TAG director John Perry and the cast -- Eric Nemoto and Dorothy Stamp -- add another dimension to the show by hosting an open discussion on sexual harassment following each performance.

Carol drops in unannounced to talk with a professor whose class she must pass but is apparently flunking. The professor, John, is on track to receive tenure and in anticipation of getting it, is about the close a deal on a bigger and more expensive home. He's about to leave for a meeting with his wife and their realtor but ends up talking with Carol instead.

John and Carole have a long, rambling conversation about their lives, her feelings of being out of place in his class and John eventually confesses that he long suffered from feelings of inferiority. Somewhere in all this yakking, he makes a seemingly random comment about views of sex between different classes of people.

Come Act II, John's career is in shambles. Carol has filed a sexual harassment complaint against him. Despite their adversarial relationship they are again alone in his office, talking about the situation.

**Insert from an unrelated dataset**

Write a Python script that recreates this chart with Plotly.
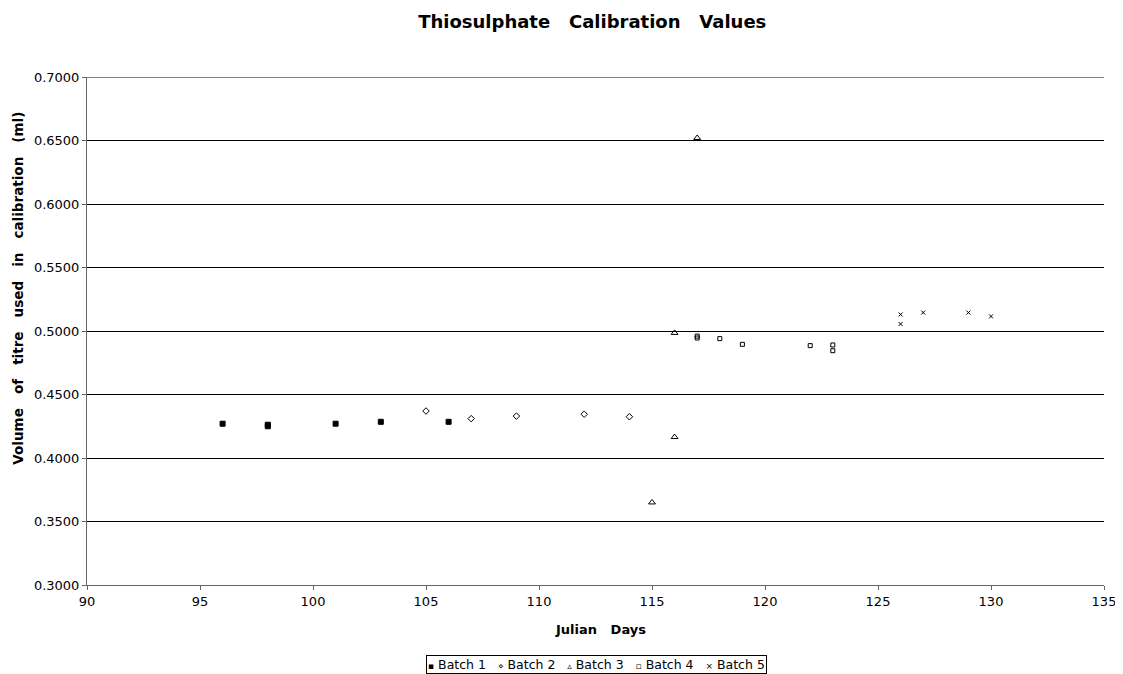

Most reasonable people would agree that John is insane to be alone with Carol under the circumstances. Most reasonable people would probably also agree on the face of it that nothing he did or said in Act I constitutes sexual harassment. That perception turns out to be the element in the story that makes this production such great, thought-provoking theater.

Mamet never provides an easy theatrical experience, more often creating unpleasant situations. Stamp and Nemoto do excellent work in negotiating Mamet's typically thick and rambling dialogue in this demanding story.

Is John an extremely subtle and cunning predator? Did Carol have an entrapment scenario in mind when she visited him? Is she now being exploited by some campus group with a larger agenda? Perry and his cast do an excellent job in leaving the ambiguity intact.

The post-show talks offer an excellent way of exploring the more arcane facets of harassment. TAG deserves a sold-out run.